How Important Is An Ad's Position?

August 4, 2011

Do we need to choose a target position for our Google keyword set? Hal Varian, Chief Economist at Google doesn't think so.

Recently Google decided to retire the Position Preference in Adwords. The reasons cited were:

  1. Low adoption
  2. Existing alternatives for this feature

Low adoption? Really? Well, only Google would know and can decide that. There were a lot of advertisers who liked it and were using it. However, as Mr. Varian mentions, there are alternatives.

  • Google’s “automated rules” can be used to maintain preferred positions. Details at the bottom of the article*
  • Some 3rd party search management platforms offer a “bid to position” option.

The key question is: How important is an ad's position?

At the beginning of my search-marketing career, I was led to believe that it's all about the position. When I first started working Search Marketing, the top spot was considered to be the sweetest position. Heat-map studies confirmed this theory, which is consistent with eye-tracking, people start at top left and work down.

Also, research suggests that advertisers appearing at higher positions are viewed more favourably by consumers, as a certain repute and legitimacy is associated with premium advertising spots.

As the market matured and the competition increased, chasing that ever elusive top spot was no longer commercially viable. Advertisers started to test their ads in other positions. Devising position strategies became the holy grail of the new age SEM. Whilst only the top position would do for Brand terms, finding a new sweet spot for the core generic terms became essential.

Now, the latest blog post from Hal Varian suggests that we’ve been wasting our time. According to Hal, position targeting is overrated. Average position is not a true representation of the actual position your ads appeared on. This is particularly true for extended match types, wherein a variation of the search term could appear on position 12 whilst the other could be served at position 2; giving us an average position of 7, which is highly inaccurate. Even on exact match, due to the dynamic nature of the auction, the same ad, with the same bid, could appear on various positions throughout the day. Again, the average position fails to give us the true picture. Furthermore, a higher average position doesn’t necessarily translate into more clicks and conversions. A high traffic, highly competitive term, on a lower position would generate more qualified traffic than the less popular, longer tail term at position 1.

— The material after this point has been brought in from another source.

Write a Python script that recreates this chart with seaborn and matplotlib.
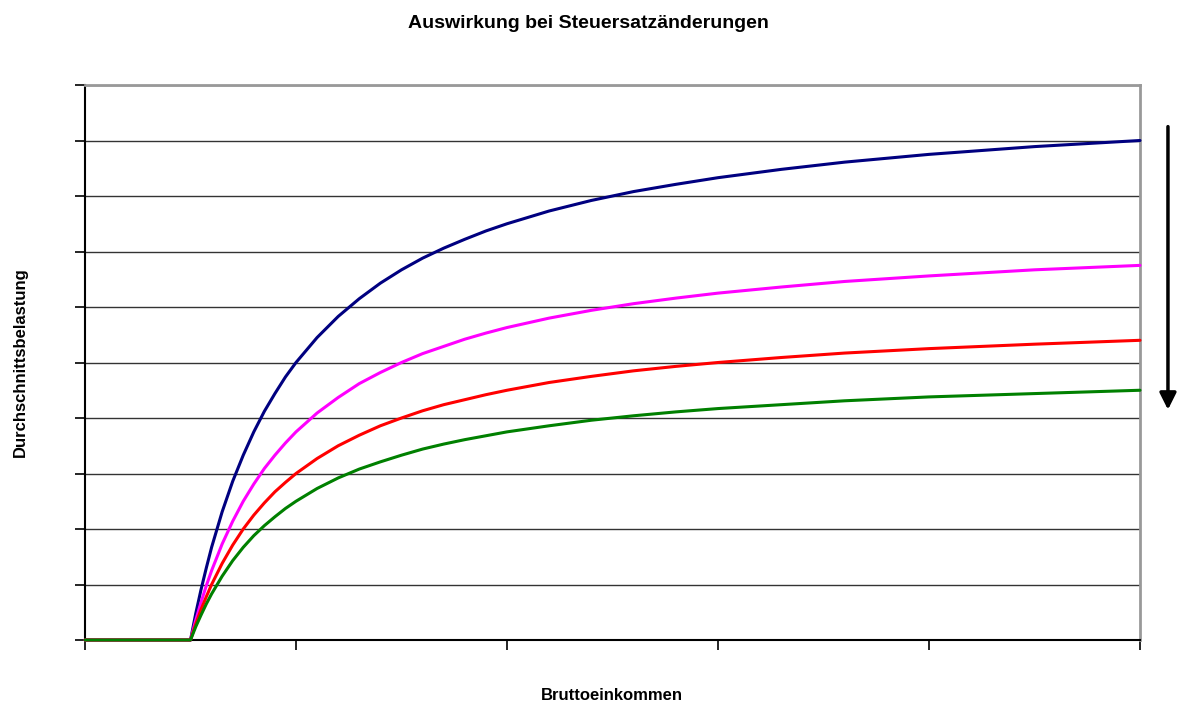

Back to square one: Does position matter?

I think it depends on the keyword type and purpose/objective of that keyword:

  • Brand Terms: All advertisers would/should occupy the top spot for their core Brand and Brand Generic terms.
  • Key (strategic) Generic terms: If you business is targeting a particular niche demographic/market, certain generic terms would deserve a “brand term” like treatment. For example, if your business specializes in offering car insurance to over 50’s, then “Over 50s car insurance” is that strategic generic term for you.
  • Core Generic and Long tail terms: Ideally, to be treated on their merit (performance) and not position

The above, combined with the overall campaign objective, would define the position strategy. So if the overall objective is “Brand Awareness” then higher positions could be crucial. On the other hand if the campaign needs to be more CPA focused, then each keyword should be treated purely on its merit. Merit being clicks and conversions and not necessarily average position.

As mentioned at the beginning of the article, Google’s “automated rules” can be used to maintain a desirable position:

  1. Go to the Keyword tab of the campaign.
  2. From the Automate drop-down menu, choose Change max CPC bids when...
  3. In the Automatic action section, select Raise bid and enter “x%” (e.g. 10%).You can also enter a maximum bid if you want (your bid won’t exceed the maximum).
  4. Add a requirement that the average position must be worse than “y” (e.g. 4).
  5. Then, specify that the rule should be performed every day at 12pm using data from the previous day.
  6. Enter a name for your rule.
  7. Choose whether you’d like to keep track of changes by receiving an email each time the rule runs.
  8. Click Preview for keywords below to preview your rule and then click Save.